> **Plotting code records**:

------------------------------

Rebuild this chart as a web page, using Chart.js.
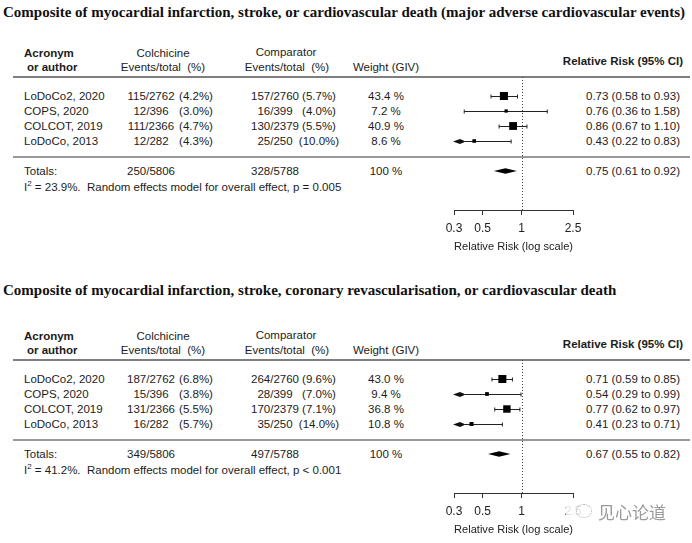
<!DOCTYPE html>
<html>
<head>
<meta charset="utf-8">
<script src="https://cdn.jsdelivr.net/npm/chart.js@4.4.1/dist/chart.umd.min.js"></script>
<style>
  body { margin: 0; background: #fff; }
  #page { position: relative; width: 692px; height: 543px; overflow: hidden;
          font-family: "Liberation Sans", Arial, sans-serif; font-size: 11.5px; color: #1c1c1c; }
  .t { position: absolute; white-space: pre; line-height: 14px; }
  .c { transform: translateX(-50%); }
  .r { transform: translateX(-100%); }
  .b { font-weight: bold; }
  .title { font-family: "Liberation Serif", "Times New Roman", serif; font-weight: bold; font-size: 15px; line-height: 16px; color: #111; }
  canvas { position: absolute; left: 0; }
  .wm { position: absolute; font-family: "Noto Sans CJK SC", sans-serif; font-size: 17px; color: #9a9a9a; line-height: 20px; }
</style>
</head>
<body>
<div id="page"></div>
<script>
// shared
var studies = ["LoDoCo2, 2020", "COPS, 2020", "COLCOT, 2019", "LoDoCo, 2013"];
var tickValues = [0.3, 0.5, 1, 2.5];

// section 1 - MACE
var maceTitle = "Composite of myocardial infarction, stroke, or cardiovascular death (major adverse cardiovascular events)";
var maceColEvents = [115, 12, 111, 12];
var maceColTotal = [2762, 396, 2366, 282];
var maceCmpEvents = [157, 16, 130, 25];
var maceCmpTotal = [2760, 399, 2379, 250];
var maceWeight = [43.4, 7.2, 40.9, 8.6];
var maceRR = [0.73, 0.76, 0.86, 0.43];
var maceLow = [0.58, 0.36, 0.67, 0.22];
var maceHigh = [0.93, 1.58, 1.10, 0.83];
var macePooled = [0.75, 0.61, 0.92];
var maceI2 = "23.9";
var maceP = "p = 0.005";

// section 2 - MACE + coronary revascularisation
var revTitle = "Composite of myocardial infarction, stroke, coronary revascularisation, or cardiovascular death";
var revColEvents = [187, 15, 131, 16];
var revColTotal = [2762, 396, 2366, 282];
var revCmpEvents = [264, 28, 170, 35];
var revCmpTotal = [2760, 399, 2379, 250];
var revWeight = [43.0, 9.4, 36.8, 10.8];
var revRR = [0.71, 0.54, 0.77, 0.41];
var revLow = [0.59, 0.29, 0.62, 0.23];
var revHigh = [0.85, 0.99, 0.97, 0.71];
var revPooled = [0.67, 0.55, 0.82];
var revI2 = "41.2";
var revP = "p < 0.001";

var page = document.getElementById("page");

function txt(s, x, y, cls, html) {
  var d = document.createElement("div");
  d.className = "t " + (cls || "");
  if (html) d.innerHTML = s; else d.textContent = s;
  d.style.left = x + "px";
  d.style.top = (y - 7) + "px";
  page.appendChild(d);
  return d;
}
function sum(a) { return a.reduce(function(p, v) { return p + v; }, 0); }
function pct(e, n) { return "(" + (100 * e / n).toFixed(1) + "%)"; }
function ci(v) { return v[0].toFixed(2) + " (" + v[1].toFixed(2) + " to " + v[2].toFixed(2) + ")"; }

function section(base, titleY, d) {
  var t = txt(d.title, 3, titleY, "title");
  t.style.top = (titleY - 8) + "px";

  txt("Acronym", 24, base + 53, "b");
  txt("or author", 27, base + 67, "b");
  txt("Colchicine", 163, base + 53, "c");
  txt("Events/total  (%)", 163, base + 67, "c");
  txt("Comparator", 286, base + 52, "c");
  txt("Events/total  (%)", 287, base + 67, "c");
  txt("Weight (GIV)", 386, base + 67, "c");
  txt("Relative Risk (95% CI)", 683, base + 61, "b r");

  for (var i = 0; i < studies.length; i++) {
    var y = base + 96 + 15 * i;
    txt(studies[i], 24, y);
    txt(d.colE[i] + "/" + d.colN[i], 151, y, "c");
    txt(pct(d.colE[i], d.colN[i]), 196, y, "c");
    txt(d.cmpE[i] + "/" + d.cmpN[i], 275, y, "c");
    txt(pct(d.cmpE[i], d.cmpN[i]), 319, y, "c");
    txt(d.w[i].toFixed(1) + " %", 386, y, "c");
    txt(ci([d.rr[i], d.lo[i], d.hi[i]]), 586, y);
  }
  txt("Totals:", 24, base + 171);
  txt(sum(d.colE) + "/" + sum(d.colN), 151, base + 171, "c");
  txt(sum(d.cmpE) + "/" + sum(d.cmpN), 275, base + 171, "c");
  txt("100 %", 386, base + 171, "c");
  txt(ci(d.pooled), 586, base + 171);
  txt("I<sup style='font-size:8px;line-height:0'>2</sup> = " + d.i2 + "%.  Random effects model for overall effect, " + d.p, 24, base + 187, "", true);

  // chart: plot area from header rule (base+77) down to the axis (base+210)
  var cv = document.createElement("canvas");
  cv.width = 692; cv.height = 190;
  cv.style.top = (base + 70) + "px";
  page.appendChild(cv);

  var yMin = (77 - 96) / 15, yMax = (210 - 96) / 15, ySep = (157 - 96) / 15, yTot = (171 - 96) / 15;

  var forest = {
    id: "forest",
    beforeDatasetsDraw: function(chart) {
      var ctx = chart.ctx, xs = chart.scales.x, ys = chart.scales.y, a = chart.chartArea;
      ctx.save();
      // header rule and totals separator
      ctx.strokeStyle = "#555"; ctx.lineWidth = 1.6;
      ctx.beginPath(); ctx.moveTo(13, a.top); ctx.lineTo(690, a.top); ctx.stroke();
      ctx.strokeStyle = "#777"; ctx.lineWidth = 1.4;
      var sy = ys.getPixelForValue(ySep);
      ctx.beginPath(); ctx.moveTo(13, sy); ctx.lineTo(690, sy); ctx.stroke();
      // line of no effect
      ctx.strokeStyle = "#444"; ctx.lineWidth = 1; ctx.setLineDash([1, 2]);
      var x1 = Math.round(xs.getPixelForValue(1)) + 0.5;
      ctx.beginPath(); ctx.moveTo(x1, a.top); ctx.lineTo(x1, a.bottom); ctx.stroke();
      ctx.setLineDash([]);
      // confidence intervals
      ctx.strokeStyle = "#222"; ctx.fillStyle = "#111"; ctx.lineWidth = 1;
      for (var i = 0; i < d.rr.length; i++) {
        var py = Math.round(ys.getPixelForValue(i)) + 0.5;
        var lo = Math.max(d.lo[i], xs.min), hi = Math.min(d.hi[i], xs.max);
        var pl = xs.getPixelForValue(lo), ph = xs.getPixelForValue(hi);
        ctx.beginPath(); ctx.moveTo(pl, py); ctx.lineTo(ph, py); ctx.stroke();
        if (d.lo[i] < xs.min) {
          ctx.beginPath();
          ctx.moveTo(pl - 1, py); ctx.lineTo(pl + 6, py - 2.6); ctx.lineTo(pl + 10, py - 0.8);
          ctx.lineTo(pl + 10, py + 0.8); ctx.lineTo(pl + 6, py + 2.6); ctx.closePath(); ctx.fill();
        } else {
          ctx.beginPath(); ctx.moveTo(pl, py - 2); ctx.lineTo(pl, py + 2); ctx.stroke();
        }
        if (d.hi[i] <= xs.max) {
          ctx.beginPath(); ctx.moveTo(ph, py - 2); ctx.lineTo(ph, py + 2); ctx.stroke();
        }
      }
      // pooled diamond
      var ty = ys.getPixelForValue(yTot);
      ctx.beginPath();
      ctx.moveTo(xs.getPixelForValue(d.pooled[1]), ty);
      ctx.lineTo(xs.getPixelForValue(d.pooled[0]), ty - 2.8);
      ctx.lineTo(xs.getPixelForValue(d.pooled[2]), ty);
      ctx.lineTo(xs.getPixelForValue(d.pooled[0]), ty + 2.8);
      ctx.closePath(); ctx.fillStyle = "#000"; ctx.fill();
      ctx.restore();
    }
  };

  new Chart(cv, {
    type: "scatter",
    data: {
      datasets: [{
        data: d.rr.map(function(v, i) { return { x: v, y: i }; }),
        pointStyle: "rect",
        pointRadius: d.w.map(function(w) { return 5.7 * Math.sqrt(w / 43.4); }),
        pointBorderWidth: 0,
        backgroundColor: "#000",
        borderColor: "#000"
      }]
    },
    options: {
      responsive: false,
      animation: false,
      events: [],
      layout: { padding: { left: 454, right: 119, top: 7, bottom: 0 } },
      plugins: { legend: { display: false }, tooltip: { enabled: false } },
      scales: {
        x: {
          type: "logarithmic",
          min: 0.3, max: 2.5,
          afterBuildTicks: function(s) { s.ticks = tickValues.map(function(v) { return { value: v }; }); },
          afterFit: function(s) { s.height = 50; },
          grid: { drawOnChartArea: false, drawTicks: true, tickLength: 5, color: "#333", lineWidth: 1 },
          border: { display: true, color: "#333", width: 1 },
          ticks: { padding: 6, color: "#222", font: { family: "Liberation Sans", size: 12 },
                   maxRotation: 0, autoSkip: false, callback: function(v) { return String(v); } },
          title: { display: true, text: "Relative Risk (log scale)", color: "#222",
                   font: { family: "Liberation Sans", size: 11.5 }, padding: { top: 0, bottom: 6 } }
        },
        y: { type: "linear", reverse: true, min: yMin, max: yMax, display: false }
      }
    },
    plugins: [forest]
  });
}

section(0, 12, {
  title: maceTitle, colE: maceColEvents, colN: maceColTotal, cmpE: maceCmpEvents, cmpN: maceCmpTotal,
  w: maceWeight, rr: maceRR, lo: maceLow, hi: maceHigh, pooled: macePooled, i2: maceI2, p: maceP
});
section(283, 290, {
  title: revTitle, colE: revColEvents, colN: revColTotal, cmpE: revCmpEvents, cmpN: revCmpTotal,
  w: revWeight, rr: revRR, lo: revLow, hi: revHigh, pooled: revPooled, i2: revI2, p: revP
});

// watermark overlay (bottom right)
var wbg = document.createElement("div");
wbg.style.cssText = "position:absolute;left:566px;top:501px;width:120px;height:24px;background:rgba(255,255,255,0.85);";
page.appendChild(wbg);
var wic = document.createElement("div");
wic.style.cssText = "position:absolute;left:576px;top:504px;width:14px;height:12px;border:1.5px dotted #aaa;border-radius:50%;";
page.appendChild(wic);
var wt = document.createElement("div");
wt.className = "wm";
wt.textContent = "见心论道";
wt.style.left = "598px"; wt.style.top = "502px";
page.appendChild(wt);
</script>
</body>
</html>
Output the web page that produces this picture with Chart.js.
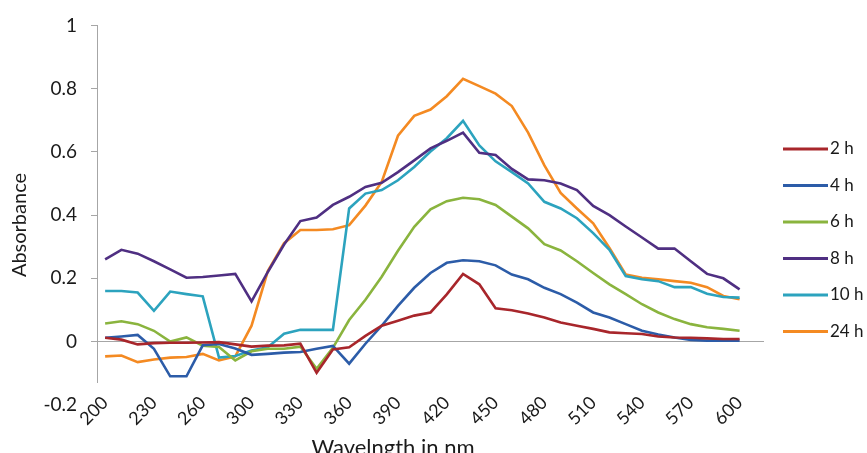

------------------------------

> **Aim of the task**: State the number of lines in this listing that contain the string "page", and add nothing else.

> **Expected answer**: 10